What should the customer know about your pricing (e.g., discounts, fees)?
$50 per hour. This rate is static minus discounts.
What education and/or training do you have that relates to your work?
I do believe in constantly educating yourself in this field of work, however, formal education is much too slow. By the time you finish a semester of formal schooling, you're already behind. The best thing you can do is read, read, read. Magazines, blogs, whitepapers, etc. Anything that will keep you aware of changes in the industry and give you the ability to see what is coming.
What types of customers have you worked with?
By far the most common types of jobs are virus removal and data recovery. Because of the increasing sophistication in targeted attacks, the need to protect computers from simple page-click attacks to more sophisticated worms that embed themselves in legitimate applications as also increased significantly.

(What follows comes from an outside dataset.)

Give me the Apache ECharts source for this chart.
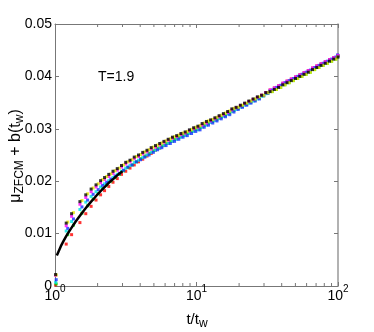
<!DOCTYPE html>
<html><head><meta charset="utf-8">
<script src="https://cdn.jsdelivr.net/npm/echarts@6/dist/echarts.min.js"></script>
<style>html,body{margin:0;padding:0;background:#fff}#c{width:374px;height:332px}</style>
</head><body><div id="c"></div>
<script>
// ---- data ----
const tGridA = [1.01, 1.2, 1.31, 1.5, 1.65, 1.8, 1.95, 2.1, 2.24,
  2.399, 2.570, 2.754, 2.951, 3.162, 3.388, 3.631, 3.890, 4.169,
  4.467, 4.786, 5.129, 5.495, 5.888, 6.310, 6.761, 7.244, 7.762, 8.318, 8.913, 9.550, 10.23,
  10.96, 11.75, 12.59, 13.49, 14.45, 15.49, 16.60, 17.78, 19.05, 20.42, 21.88, 23.44, 25.12, 26.92, 28.84, 30.90,
  33.11, 35.48, 38.02, 40.74, 43.65, 46.77, 50.12, 53.70, 57.54, 61.66, 66.07, 70.79, 75.86, 81.28, 87.10, 93.33, 100];
const tGridB = [1.02, 1.23, 1.35, 1.55, 1.7, 1.86, 2.02, 2.17, 2.32,
  2.483, 2.660, 2.851, 3.055, 3.273, 3.507, 3.758, 4.027, 4.315,
  4.624, 4.954, 5.309, 5.688, 6.095, 6.531, 6.998, 7.498, 8.034, 8.610, 9.226, 9.885, 10.59,
  11.34, 12.16, 13.03, 13.96, 14.96, 16.03, 17.18, 18.40, 19.72, 21.14, 22.65, 24.26, 26.00, 27.86, 29.85, 31.98,
  34.27, 36.73, 39.35, 42.17, 45.18, 48.41, 51.88, 55.58, 59.56, 63.82, 68.39, 73.27, 78.52, 84.13, 90.16, 96.61, 99.3];

const blackVals = [0.0022, 0.0120, 0.0138, 0.0161, 0.0174, 0.0185, 0.0193, 0.0201, 0.0207,
  0.0213, 0.0219, 0.0224, 0.0230, 0.0236, 0.0240, 0.0246, 0.0250, 0.0255,
  0.0259, 0.0264, 0.0268, 0.0272, 0.0276, 0.0280, 0.0284, 0.0287, 0.0291, 0.0294, 0.0298, 0.0302, 0.0305,
  0.0310, 0.0314, 0.0317, 0.0321, 0.0325, 0.0329, 0.0333, 0.0338, 0.0341, 0.0345, 0.0349, 0.0353, 0.0357, 0.0361, 0.0364, 0.0369,
  0.0371, 0.0375, 0.0379, 0.0384, 0.0388, 0.0392, 0.0396, 0.0400, 0.0404, 0.0408, 0.0413, 0.0417, 0.0421, 0.0425, 0.0429, 0.0433, 0.0437];
const yellowVals = [0.0021, 0.0122, 0.0140, 0.0163, 0.0176, 0.0187, 0.0195, 0.0203, 0.0209,
  0.0214, 0.0220, 0.0225, 0.0231, 0.0237, 0.0241, 0.0247, 0.0251, 0.0256,
  0.0260, 0.0265, 0.0269, 0.0273, 0.0277, 0.0281, 0.0285, 0.0288, 0.0292, 0.0295, 0.0299, 0.0303, 0.0306,
  0.0311, 0.0315, 0.0318, 0.0322, 0.0326, 0.0330, 0.0334, 0.0339, 0.0341, 0.0345, 0.0349, 0.0353, 0.0357, 0.0361, 0.0364, 0.0369,
  0.0371, 0.0375, 0.0379, 0.0384, 0.0388, 0.0392, 0.0396, 0.0400, 0.0404, 0.0408, 0.0413, 0.0417, 0.0421, 0.0425, 0.0429, 0.0433, 0.0437];
const magentaVals = [0.0020, 0.0115, 0.0133, 0.0156, 0.0169, 0.0180, 0.0189, 0.0197, 0.0203,
  0.0209, 0.0215, 0.0221, 0.0227, 0.0233, 0.0237, 0.0243, 0.0247, 0.0252,
  0.0256, 0.0261, 0.0265, 0.0269, 0.0274, 0.0278, 0.0282, 0.0285, 0.0289, 0.0292, 0.0296, 0.0300, 0.0303,
  0.0307, 0.0311, 0.0315, 0.0319, 0.0323, 0.0327, 0.0331, 0.0336, 0.0340, 0.0344, 0.0348, 0.0352, 0.0356, 0.0360, 0.0364, 0.0369,
  0.0374, 0.0378, 0.0382, 0.0387, 0.0391, 0.0395, 0.0399, 0.0403, 0.0407, 0.0411, 0.0416, 0.0420, 0.0424, 0.0428, 0.0432, 0.0436, 0.0440];
const blueVals = [0.0012, 0.0110, 0.0128, 0.0151, 0.0164, 0.0175, 0.0184, 0.0192, 0.0198,
  0.0204, 0.0210, 0.0215, 0.0221, 0.0227, 0.0231, 0.0237, 0.0241, 0.0246,
  0.0250, 0.0255, 0.0260, 0.0264, 0.0268, 0.0272, 0.0276, 0.0280, 0.0284, 0.0287, 0.0291, 0.0295, 0.0298,
  0.0303, 0.0307, 0.0311, 0.0315, 0.0319, 0.0323, 0.0327, 0.0332, 0.0337, 0.0341, 0.0345, 0.0349, 0.0353, 0.0357, 0.0363, 0.0368,
  0.0374, 0.0379, 0.0383, 0.0388, 0.0392, 0.0396, 0.0400, 0.0404, 0.0408, 0.0412, 0.0417, 0.0421, 0.0425, 0.0429, 0.0433, 0.0437, 0.0441];
const cyanVals = [0.0007, 0.0105, 0.0123, 0.0146, 0.0160, 0.0171, 0.0180, 0.0189, 0.0195,
  0.0201, 0.0207, 0.0213, 0.0219, 0.0225, 0.0230, 0.0236, 0.0240, 0.0245,
  0.0250, 0.0255, 0.0259, 0.0263, 0.0268, 0.0272, 0.0276, 0.0280, 0.0284, 0.0287, 0.0291, 0.0295, 0.0298,
  0.0303, 0.0307, 0.0312, 0.0316, 0.0320, 0.0324, 0.0328, 0.0333, 0.0337, 0.0341, 0.0345, 0.0349, 0.0353, 0.0357, 0.0362, 0.0367,
  0.0373, 0.0377, 0.0381, 0.0386, 0.0390, 0.0394, 0.0398, 0.0402, 0.0406, 0.0410, 0.0415, 0.0419, 0.0423, 0.0427, 0.0431, 0.0435, 0.0439];
const greenVals = [0.0004, 0.0098, 0.0116, 0.0139, 0.0153, 0.0166, 0.0176, 0.0186, 0.0193,
  0.0200, 0.0207, 0.0213, 0.0220, 0.0226, 0.0231, 0.0237, 0.0243, 0.0248,
  0.0253, 0.0258, 0.0263, 0.0267, 0.0272, 0.0276, 0.0280, 0.0284, 0.0288, 0.0291, 0.0295, 0.0299, 0.0302,
  0.0307, 0.0311, 0.0314, 0.0318, 0.0322, 0.0326, 0.0330, 0.0335, 0.0339, 0.0343, 0.0347, 0.0351, 0.0355, 0.0359, 0.0363, 0.0368,
  0.0371, 0.0375, 0.0379, 0.0384, 0.0388, 0.0392, 0.0396, 0.0400, 0.0404, 0.0408, 0.0413, 0.0417, 0.0421, 0.0425, 0.0429, 0.0433, 0.0437];
const redVals = [0.0002, 0.0080, 0.0098, 0.0121, 0.0138, 0.0152, 0.0164, 0.0174, 0.0182,
  0.0190, 0.0198, 0.0205, 0.0213, 0.0219, 0.0225, 0.0231, 0.0237, 0.0242,
  0.0248, 0.0253, 0.0259, 0.0263, 0.0268, 0.0272, 0.0276, 0.0281, 0.0285, 0.0288, 0.0292, 0.0296, 0.0299,
  0.0304, 0.0308, 0.0313, 0.0317, 0.0321, 0.0325, 0.0329, 0.0334, 0.0339, 0.0343, 0.0347, 0.0351, 0.0355, 0.0359, 0.0364, 0.0369,
  0.0374, 0.0378, 0.0382, 0.0387, 0.0391, 0.0395, 0.0399, 0.0403, 0.0407, 0.0411, 0.0416, 0.0420, 0.0424, 0.0428, 0.0432, 0.0436, 0.0440];

const lineT = [1.03, 1.06, 1.1, 1.15, 1.2, 1.25, 1.3, 1.4, 1.5, 1.6, 1.7, 1.8, 1.9, 2.0, 2.1, 2.25, 2.4, 2.6, 2.8, 3.0];
const lineVals = [0.0058, 0.0066, 0.0076, 0.0086, 0.0095, 0.0103, 0.0110, 0.0123, 0.0134, 0.0144, 0.0153, 0.0161, 0.0168, 0.0175, 0.0181, 0.0189, 0.0197, 0.0205, 0.0213, 0.0219];

const xMinorTicks = [2, 3, 4, 5, 6, 7, 8, 9, 20, 30, 40, 50, 60, 70, 80, 90];
const annotation = 'T=1.9';

// ---- chart ----
const FONT = "'Liberation Sans', Arial, Helvetica, sans-serif";
const pair = (ts, vs) => ts.map((t, i) => [t, vs[i]]);
const dots = (name, color, ts, vs) => ({
  name, type: 'scatter', symbol: 'rect', symbolSize: 3,
  data: pair(ts, vs), itemStyle: { color }, silent: true, animation: false
});
const axisLineStyle = { color: '#777', width: 1 };

const chart = echarts.init(document.getElementById('c'), null, { renderer: 'canvas' });
chart.setOption({
  animation: false,
  backgroundColor: '#fff',
  grid: { left: 55, right: 36, top: 24, bottom: 46, outerBoundsMode: 'none', containLabel: false },
  xAxis: [{
    type: 'log', logBase: 10, min: 1, max: 100,
    axisLine: { show: true, onZero: false, lineStyle: axisLineStyle },
    axisTick: { show: true, inside: true, length: 4, lineStyle: { color: '#777' } },
    splitLine: { show: false },
    axisLabel: {
      margin: -2, color: '#000', fontFamily: FONT,
      formatter: v => '{b|10}{s|' + Math.round(Math.log10(v)) + '}',
      rich: {
        b: { fontSize: 14, fontFamily: FONT, color: '#000', padding: [5, 0, 0, 0] },
        s: { fontSize: 10, fontFamily: FONT, color: '#000', verticalAlign: 'top' }
      }
    }
  }, {
    type: 'log', logBase: 10, min: 1, max: 100, position: 'top',
    axisLine: { show: true, onZero: false, lineStyle: axisLineStyle },
    axisTick: { show: true, inside: true, length: 4, lineStyle: { color: '#777' } },
    axisLabel: { show: false }, splitLine: { show: false }
  }],
  yAxis: [{
    type: 'value', min: 0, max: 0.05, interval: 0.01,
    axisLine: { show: true, onZero: false, lineStyle: axisLineStyle },
    axisTick: { show: true, inside: true, length: 4, lineStyle: { color: '#777' } },
    splitLine: { show: false },
    axisLabel: {
      margin: 3, color: '#000', fontSize: 14, fontFamily: FONT,
      formatter: v => v === 0 ? '0' : v.toFixed(2)
    }
  }, {
    type: 'value', min: 0, max: 0.05, interval: 0.01, position: 'right',
    axisLine: { show: true, onZero: false, lineStyle: { color: '#999', width: 1.5 } },
    axisTick: { show: true, inside: true, length: 4, lineStyle: { color: '#777' } },
    axisLabel: { show: false }, splitLine: { show: false }
  }],
  graphic: [
    { type: 'text', x: 16, y: 156, rotation: Math.PI / 2,
      style: { text: '{m|μ}{s|ZFCM}{m| + b(t}{s|w}{m|)}', align: 'center', verticalAlign: 'middle',
        rich: { m: { fontSize: 16, fontFamily: FONT, fill: '#000' },
                s: { fontSize: 12, fontFamily: FONT, fill: '#000', padding: [7, 0, 0, 0] } } } },
    { type: 'text', x: 197, y: 320,
      style: { text: '{a|t/t}{s|w}', align: 'center', verticalAlign: 'middle',
        rich: { a: { fontSize: 15, fontFamily: FONT, fill: '#000' },
                s: { fontSize: 12, fontFamily: FONT, fill: '#000', padding: [7, 0, 0, 0] } } } },
    { type: 'text', x: 98, y: 77,
      style: { text: annotation, fontSize: 14, fontFamily: FONT, fill: '#000', align: 'left', verticalAlign: 'middle' } }
  ],
  series: [
    {
      type: 'custom', xAxisIndex: 0, yAxisIndex: 0, silent: true, clip: false,
      data: xMinorTicks.map(v => [v, 0]),
      encode: { x: 0, y: 1 },
      renderItem: (params, api) => {
        const x = api.coord([api.value(0), 0])[0];
        const yb = api.coord([1, 0])[1];
        const yt = api.coord([1, 0.05])[1];
        return { type: 'group', children: [
          { type: 'line', shape: { x1: x, y1: yb, x2: x, y2: yb - 3 }, style: { stroke: '#777', lineWidth: 1 } },
          { type: 'line', shape: { x1: x, y1: yt, x2: x, y2: yt + 3 }, style: { stroke: '#777', lineWidth: 1 } }
        ] };
      }
    },
    dots('red', '#ff0000', tGridA, redVals),
    dots('green', '#00e000', tGridB, greenVals),
    dots('cyan', '#00e5e5', tGridA, cyanVals),
    dots('blue', '#1030ff', tGridB, blueVals),
    dots('magenta', '#ff00ff', tGridA, magentaVals),
    dots('yellow', '#e8e800', tGridB, yellowVals),
    dots('black', '#000000', tGridA, blackVals),
    {
      name: 'black line', type: 'line', data: pair(lineT, lineVals), showSymbol: false,
      lineStyle: { color: '#000', width: 2.5 }, silent: true, animation: false, z: 5
    }
  ]
});
</script></body></html>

The other most common problem is more complex to resolve and even more complex to be proactive about. Data recovery is usually very expensive, and actually unreasonably so. The only driver in the absurd pricing is that data is usually personal and very meaningful to the individual or business that needs it. However, it is my belief that there will always be a need to recover data simply because everything in IT has a short shelf life. This is just the nature of IT since things are running usually 24/7. Disks get used as long as you're doing anything on a computer. With that in mind, I provide data recovery services with the intent of making sure that a client is able to resume as usual as if nothing ever happened and without incurring a significant cost.
What advice would you give a customer looking to hire a provider in your area of work?
Learn more about the technology you're using or plan to use even if you don't want to. This way you'll be more aware of who can actually help you when looking to employ an IT employee or outsource to contractors and companies.
What questions should customers think through before talking to professionals about their project?
Think about the end result. You want the technology to resolve a problem or be a solution for a need. This is the bottom line. So no matter what a contractor promises in terms of what more can be done, you should always ask if what you're asking for is definitely doable.